Solution
This problem is a classic application of the “Brachistochrone” principle (shortest time) or the “Circle of Equal Descent”.
To find the path of shortest time for a particle sliding under gravity from a point A to a straight line (the inclined plane), we consider the “Circle of Equal Descent”.
The locus of all points reachable from A in a minimum time $t$ is a circle passing through A with its top at A.
For the time to be minimized to reach the plane, this circle must be tangent to the inclined plane at the target point B.
Let the angle of the inclined plane with the horizontal be $\theta$.
The normal to the inclined plane (the radius $R$ to the point of tangency B) makes an angle $\theta$ with the vertical.
The geometry of the tangent circle dictates that the chord $AB$ (the thread) must bisect the angle between the vertical and the normal to the plane at point B.
- Angle between Vertical and Normal (Radius $R$) = $\theta$
- Therefore, the angle the thread $AB$ makes with the vertical is $\alpha = \theta / 2$.
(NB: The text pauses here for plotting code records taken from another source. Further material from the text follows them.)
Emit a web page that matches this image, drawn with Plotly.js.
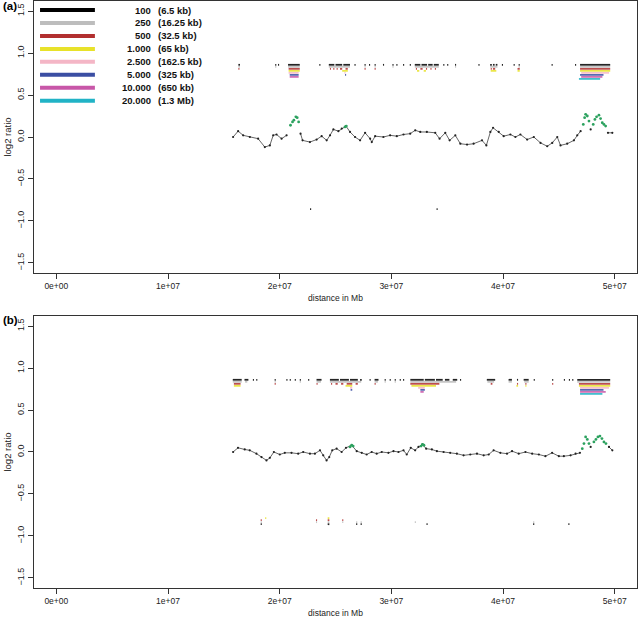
<!DOCTYPE html>
<html>
<head>
<meta charset="utf-8">
<script src="https://cdn.plot.ly/plotly-3.0.1.min.js"></script>
<style>
  html, body { margin: 0; padding: 0; background: #fff; }
  #chart { width: 644px; height: 622px; }
</style>
</head>
<body>
<div id="chart"></div>
<script>
// positions in Mb, values are log2 ratios
const xTicks = [0, 10, 20, 30, 40, 50];
const xTickText = ['0e+00', '1e+07', '2e+07', '3e+07', '4e+07', '5e+07'];
const yTicks = [-1.5, -1, -0.5, 0, 0.5, 1, 1.5];

const levelNames = ['100', '250', '500', '1.000', '2.500', '5.000', '10.000', '20.000'];
const levelSizes = ['(6.5 kb)', '(16.25 kb)', '(32.5 kb)', '(65 kb)', '(162.5 kb)', '(325 kb)', '(650 kb)', '(1.3 Mb)'];
const levelColors = ['#000000', '#bdbdbd', '#b22f2f', '#e8e22a', '#f4b6c6', '#3b4ea3', '#c857a8', '#21b3c6'];

// ---- panel (a) ----
const aX = [15.83,16.28,16.73,17.33,18.07,18.67,19.12,19.42,19.72,20.17,20.62,null,21.87,22.05,22.71,23.31,23.76,24.21,24.51,24.81,25.26,25.56,25.94,26.30,26.75,27.20,27.65,28.10,28.25,28.55,29.29,29.89,30.49,31.09,31.69,32.14,32.59,33.18,33.93,34.32,34.83,35.22,35.73,36.18,36.78,37.37,38.12,38.51,38.87,39.11,39.62,40.06,40.66,41.11,41.56,42.16,42.76,43.36,43.96,44.41,44.86,45.15,45.75,46.35,46.65,46.95,null,47.85,null,49.40,49.79];
const aY = [0.00,0.07,0.02,0.00,-0.02,-0.12,-0.10,0.02,0.03,-0.02,0.02,null,0.04,-0.04,-0.06,-0.03,0.01,-0.04,0.02,0.09,0.07,0.10,0.13,0.06,0.00,-0.04,0.05,-0.02,-0.06,0.01,0.00,0.02,0.01,0.03,0.04,0.08,0.06,0.06,0.05,-0.02,0.05,-0.04,0.02,-0.08,-0.09,-0.08,-0.04,-0.10,0.06,0.11,0.06,0.01,0.03,0.00,0.03,-0.03,0.00,-0.07,-0.11,-0.07,0.00,-0.10,-0.08,-0.04,0.02,0.07,null,0.09,null,0.05,0.05];
const aGainX = [20.97,21.15,21.27,21.45,21.57,21.70,25.85,25.97,47.19,47.31,47.40,47.55,47.70,48.08,48.23,48.38,48.59,48.74,48.89,49.04,49.19];
const aGainY = [0.14,0.18,0.20,0.24,0.23,0.18,0.12,0.13,0.15,0.23,0.27,0.25,0.19,0.15,0.21,0.24,0.26,0.22,0.17,0.15,0.13];
// called windows per level, [start, end] in Mb
const aUp = [
  [[16.3,16.45],[19.6,19.7],[19.85,19.95],[20.75,21.8],[23.55,23.65],[24.4,24.9],[25.0,25.6],[25.7,26.3],[26.7,26.8],[27.6,27.7],[28.0,28.1],[28.5,28.6],[29.25,29.35],[30.1,30.2],[30.45,30.55],[31.05,31.15],[31.65,31.75],[32.1,32.6],[32.7,33.2],[33.3,33.7],[33.8,34.25],[34.65,34.75],[35.0,35.1],[35.7,35.8],[37.8,37.9],[38.85,39.0],[39.1,39.25],[39.35,39.5],[39.9,40.0],[40.95,41.05],[41.4,41.5],[44.35,44.45],[46.45,46.55],[46.9,49.6]],
  [[16.3,16.45],[19.6,19.7],[20.75,21.8],[24.4,26.3],[27.6,27.7],[28.5,28.6],[30.1,30.2],[32.1,34.25],[35.7,35.8],[38.85,39.5],[41.4,41.5],[46.9,49.6]],
  [[16.3,16.4],[20.8,21.8],[24.5,24.6],[24.8,24.9],[25.1,25.2],[25.4,25.6],[25.9,26.1],[27.6,27.7],[28.5,28.6],[32.2,32.3],[32.6,32.8],[33.1,33.2],[33.5,33.6],[33.9,34.0],[38.9,39.0],[39.1,39.3],[41.3,41.5],[46.9,49.6]],
  [[20.8,21.8],[25.6,26.1],[32.3,32.5],[32.9,33.1],[38.9,39.4],[41.3,41.5],[46.9,49.6]],
  [[20.8,21.7],[25.8,25.9],[47.0,49.5]],
  [[20.9,21.7],[25.85,25.95],[46.9,49.0]],
  [[20.9,21.7],[47.0,48.9]],
  [[46.8,48.7]]
];
const aDown = [
  [[22.72,22.82],[34.05,34.15]],
  [], [], [], [], [], [], []
];

// ---- panel (b) ----
const bX = [15.83,16.27,16.87,17.32,17.92,18.37,18.82,19.12,19.48,20.01,20.46,21.06,21.66,22.11,22.71,23.16,23.61,23.90,24.20,24.44,24.71,25.10,25.55,25.94,26.45,26.90,27.35,27.79,28.24,28.69,29.14,29.74,30.19,30.64,31.09,31.38,31.74,32.13,32.43,32.79,33.12,33.63,34.08,34.68,35.27,35.87,36.47,37.07,37.67,38.27,38.72,39.16,39.76,40.36,40.81,41.41,42.01,42.61,43.21,43.80,44.40,45.00,45.45,46.05,46.50,46.89,null,47.85,null,49.49,49.79];
const bY = [0.00,0.05,0.03,0.02,-0.02,-0.06,-0.10,-0.07,0.00,-0.03,-0.01,-0.01,-0.02,0.00,-0.02,-0.02,0.02,-0.04,-0.10,-0.06,0.02,0.04,0.00,0.05,0.08,0.01,-0.01,-0.03,0.00,-0.02,0.00,-0.01,0.01,0.00,0.02,-0.03,0.05,0.02,0.06,0.09,0.04,0.03,0.01,0.00,-0.01,-0.02,-0.04,-0.03,-0.02,-0.04,-0.03,0.02,-0.01,-0.02,0.01,-0.02,0.00,-0.02,-0.03,-0.05,-0.01,-0.05,-0.05,-0.04,-0.02,-0.01,null,0.06,null,0.06,0.02];
const bGainX = [26.30,26.45,26.58,32.66,32.79,32.92,47.10,47.25,47.40,47.55,47.70,48.14,48.32,48.50,48.68,48.86,49.04,49.22];
const bGainY = [0.06,0.08,0.07,0.07,0.09,0.08,0.04,0.10,0.18,0.15,0.10,0.12,0.15,0.18,0.19,0.16,0.12,0.10];
const bUp = [
  [[15.8,16.6],[16.85,17.2],[17.6,17.7],[17.9,18.0],[19.55,19.65],[20.6,20.7],[20.9,21.0],[21.35,21.45],[21.8,21.9],[22.55,22.65],[23.3,23.75],[24.5,25.3],[25.4,26.2],[26.3,27.0],[27.2,27.35],[28.05,28.15],[28.5,28.85],[29.4,29.5],[29.85,29.95],[30.3,30.4],[30.75,30.85],[31.05,31.15],[31.7,32.9],[33.0,33.9],[34.0,34.6],[34.8,35.2],[35.5,35.9],[36.15,36.25],[38.55,39.3],[40.5,40.8],[41.25,41.35],[41.85,42.3],[42.75,42.85],[44.4,44.5],[45.45,45.55],[45.9,46.0],[46.2,46.3],[46.65,49.6]],
  [[15.8,16.6],[16.9,17.1],[19.55,19.65],[21.8,21.9],[23.3,23.7],[24.5,27.3],[28.5,28.8],[29.4,29.5],[30.3,30.4],[31.7,35.8],[38.6,39.2],[40.5,40.8],[41.9,42.3],[46.65,49.6]],
  [[15.9,16.5],[19.55,19.65],[23.3,23.4],[24.6,24.7],[25.0,25.2],[25.5,25.7],[26.0,26.5],[26.8,27.0],[28.5,28.6],[31.7,34.3],[38.9,39.05],[41.25,41.35],[42.0,42.1],[44.4,44.5],[46.8,49.6]],
  [[15.9,16.5],[25.9,26.5],[31.8,34.0],[41.2,41.35],[42.0,42.1],[46.8,49.6]],
  [[26.3,26.5],[32.4,33.0],[46.9,49.5]],
  [[26.35,26.5],[32.6,33.0],[46.9,49.0]],
  [[32.6,32.9],[46.9,49.2]],
  [[46.9,48.9]]
];
const bDown = [
  [[18.3,18.4],[24.3,24.45],[26.85,26.95],[27.25,27.35],[33.15,33.25],[42.7,42.8],[45.85,45.95]],
  [[18.3,18.4],[23.25,23.35],[24.3,24.45],[25.6,25.7],[26.85,26.95],[27.25,27.35],[32.1,32.2],[42.7,42.8]],
  [[18.3,18.4],[23.25,23.35],[24.3,24.45],[25.6,25.7]],
  [[18.7,18.8],[24.3,24.45]],
  [], [], [], []
];

const FONT = 'Liberation Sans, Arial, sans-serif';
const levelY = k => 0.86 - 0.024 * k;

function markTraces(marks, sign, xa, ya) {
  return marks.map((iv, k) => {
    const x = [], y = [];
    iv.forEach(([s, e]) => { x.push(s, e, null); y.push(sign * levelY(k), sign * levelY(k), null); });
    return { x, y, xaxis: xa, yaxis: ya, type: 'scatter', mode: 'lines', hoverinfo: 'skip', opacity: 0.85,
      line: { color: levelColors[k], width: 1.8 }, showlegend: false };
  }).filter(t => t.x.length);
}

function panel(px, py, gx, gy, up, down, xa, ya) {
  return [
    ...markTraces(up, 1, xa, ya),
    ...markTraces(down, -1, xa, ya),
    { x: px, y: py, xaxis: xa, yaxis: ya, type: 'scatter', mode: 'lines+markers', connectgaps: false,
      line: { color: '#555', width: 0.9 }, marker: { color: '#222', size: 2.2 }, showlegend: false },
    { x: gx, y: gy, xaxis: xa, yaxis: ya, type: 'scatter', mode: 'markers',
      marker: { color: '#2ca25f', size: 2.8 }, showlegend: false }
  ];
}

const traces = [
  ...panel(aX, aY, aGainX, aGainY, aUp, aDown, 'x', 'y'),
  ...panel(bX, bY, bGainX, bGainY, bUp, bDown, 'x2', 'y2')
];

const xStyle = {
  range: [-2, 52], tickvals: xTicks, ticktext: xTickText,
  showline: true, mirror: true, linecolor: '#333', linewidth: 1,
  ticks: 'outside', ticklen: 5, tickcolor: '#333', showgrid: false, zeroline: false,
  tickfont: { family: FONT, size: 8.5, color: '#222' }, automargin: false,
  title: { text: 'distance in Mb', font: { family: FONT, size: 8.5, color: '#222' }, standoff: 4 }
};
const yStyle = {
  range: [-1.62, 1.62], tickvals: yTicks, tickformat: '.1f', tickangle: -90,
  showline: true, mirror: true, linecolor: '#333', linewidth: 1,
  ticks: 'outside', ticklen: 5, tickcolor: '#333', showgrid: false, zeroline: false,
  tickfont: { family: FONT, size: 9, color: '#222' }, automargin: false,
  title: { text: 'log2 ratio', font: { family: FONT, size: 9.5, color: '#222' }, standoff: 3 }
};

// legend drawn inside panel (a)
const shapes = [], annotations = [];
levelColors.forEach((c, i) => {
  const yd = (273 - (10 + 12.96 * i)) / 272;
  shapes.push({ type: 'line', xref: 'x domain', yref: 'y domain', x0: 0.01, x1: 0.101, y0: yd, y1: yd,
    line: { color: c, width: 4 } });
  annotations.push({ xref: 'x domain', yref: 'y domain', x: 0.1975, y: yd, xanchor: 'right', yanchor: 'middle',
    text: levelNames[i], showarrow: false, font: { family: FONT, size: 9.5, weight: 'bold', color: '#111' } });
  annotations.push({ xref: 'x domain', yref: 'y domain', x: 0.2025, y: yd, xanchor: 'left', yanchor: 'middle',
    text: levelSizes[i], showarrow: false, font: { family: FONT, size: 9.5, weight: 'bold', color: '#111' } });
});
annotations.push({ xref: 'paper', yref: 'paper', x: -0.055, y: 0.992, xanchor: 'left', yanchor: 'middle',
  text: '(a)', showarrow: false, font: { family: FONT, size: 11.5, weight: 'bold', color: '#000' } });
annotations.push({ xref: 'paper', yref: 'paper', x: -0.055, y: 0.4566, xanchor: 'left', yanchor: 'middle',
  text: '(b)', showarrow: false, font: { family: FONT, size: 11.5, weight: 'bold', color: '#000' } });

const layout = {
  width: 644, height: 622,
  margin: { l: 34, r: 7, t: 1, b: 34 },
  paper_bgcolor: '#fff', plot_bgcolor: '#fff',
  showlegend: false,
  xaxis: Object.assign({}, xStyle, { anchor: 'y', domain: [0, 1] }),
  yaxis: Object.assign({}, yStyle, { anchor: 'x', domain: [0.5366, 1] }),
  xaxis2: Object.assign({}, xStyle, { anchor: 'y2', domain: [0, 1] }),
  yaxis2: Object.assign({}, yStyle, { anchor: 'x2', domain: [0, 0.4634] }),
  shapes, annotations
};

Plotly.newPlot('chart', traces, layout, { displayModeBar: false, staticPlot: true });
</script>
</body>
</html>
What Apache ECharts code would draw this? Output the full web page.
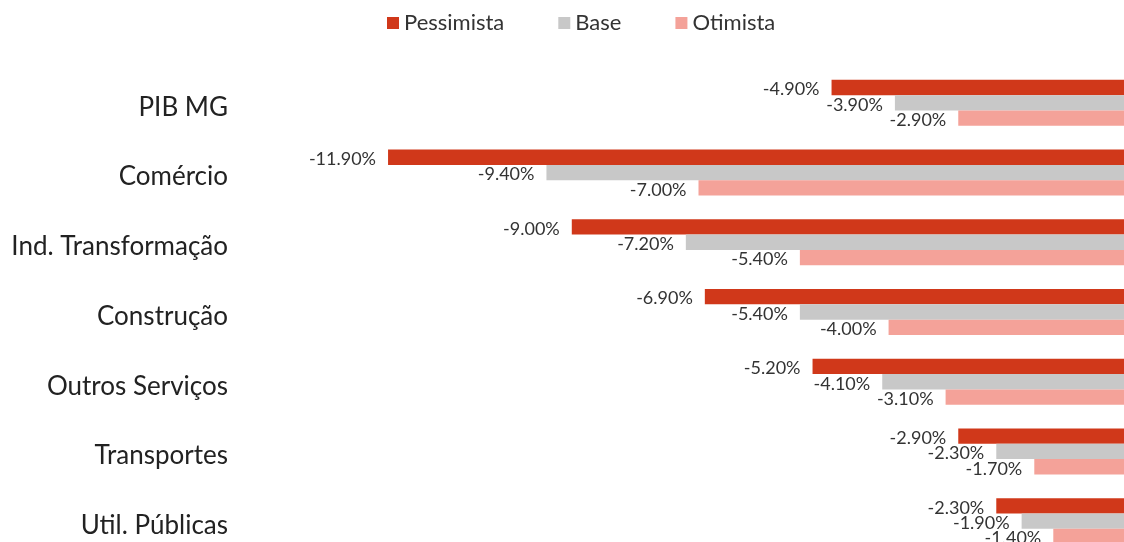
<!DOCTYPE html>
<html>
<head>
<meta charset="utf-8">
<script src="https://cdn.jsdelivr.net/npm/echarts@6/dist/echarts.min.js"></script>
<style>html,body{margin:0;padding:0;background:#fff;overflow:hidden;}#c{width:1142px;height:556px;}</style>
</head>
<body>
<div id="c"></div>
<script>
const categories = ["PIB MG", "Comércio", "Ind. Transformação", "Construção", "Outros Serviços", "Transportes", "Util. Públicas"];
const seriesNames = ["Pessimista", "Base", "Otimista"];
const pessimista = [-4.9, -11.9, -9.0, -6.9, -5.2, -2.9, -2.3];
const base = [-3.9, -9.4, -7.2, -5.4, -4.1, -2.3, -1.9];
const otimista = [-2.9, -7.0, -5.4, -4.0, -3.1, -1.7, -1.4];
const colors = ["#d0381a", "#c8c8c8", "#f4a299"];

const FONT = "Lato";
const chart = echarts.init(document.getElementById('c'));
const mk = (name, data, color) => ({
  name, type: 'bar', data,
  itemStyle: { color },
  barGap: '0%', barCategoryGap: '34%',
  label: {
    show: true, position: 'left', distance: 12, offset: [0, 2],
    formatter: p => p.value.toFixed(2) + '%',
    fontFamily: FONT, fontSize: 18, color: '#333'
  }
});
chart.setOption({
  animation: false,
  textStyle: { fontFamily: FONT },
  legend: {
    top: 7, left: 382,
    itemWidth: 12, itemHeight: 12, itemGap: 54,
    icon: 'rect',
    textStyle: { fontFamily: FONT, fontSize: 22, color: '#333' },
    data: seriesNames
  },
  grid: { left: 255, right: 0, top: 68, bottom: 0, containLabel: false },
  xAxis: {
    type: 'value', min: -14, max: 0,
    show: false, splitLine: { show: false }
  },
  yAxis: {
    type: 'category', data: categories, inverse: true,
    axisLine: { show: false }, axisTick: { show: false },
    axisLabel: {
      margin: 27,
      formatter: v => '{c|' + v + '}',
      rich: { c: { fontFamily: FONT, fontSize: 26, color: '#222', padding: [9, 0, 0, 0] } }
    }
  },
  series: [
    mk(seriesNames[0], pessimista, colors[0]),
    mk(seriesNames[1], base, colors[1]),
    mk(seriesNames[2], otimista, colors[2])
  ]
});
</script>
</body>
</html>
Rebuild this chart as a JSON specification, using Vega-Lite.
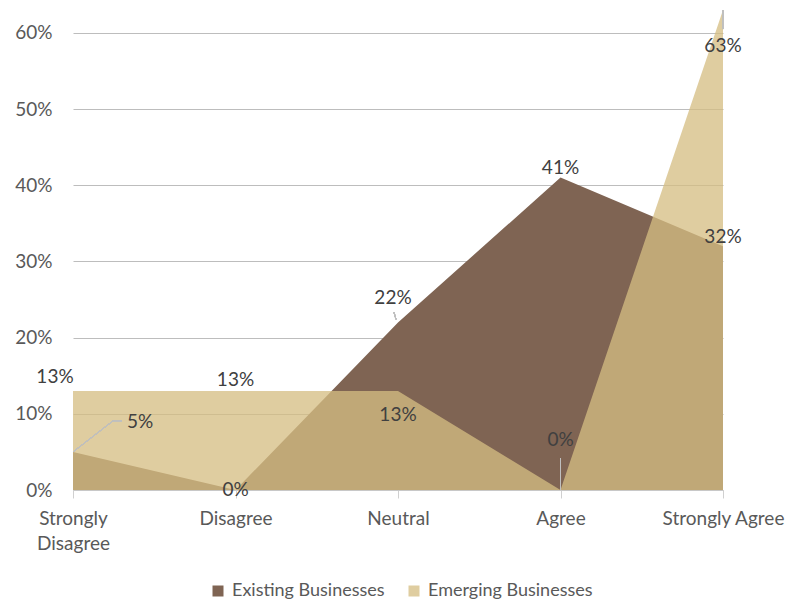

We solve the triangle formed by the vertical line from A, the inclined plane, and the thread $AB$.
From the geometric derivation using the circle properties and trigonometric identities for this specific configuration, the length of the chord is given by:
$$ L = h \frac{\cos \theta}{\cos(\theta/2)} $$Using the secant identity $\sec x = 1/\cos x$, we can rewrite this as:
$$ L = h \cos \theta \sec(0.5\theta) $$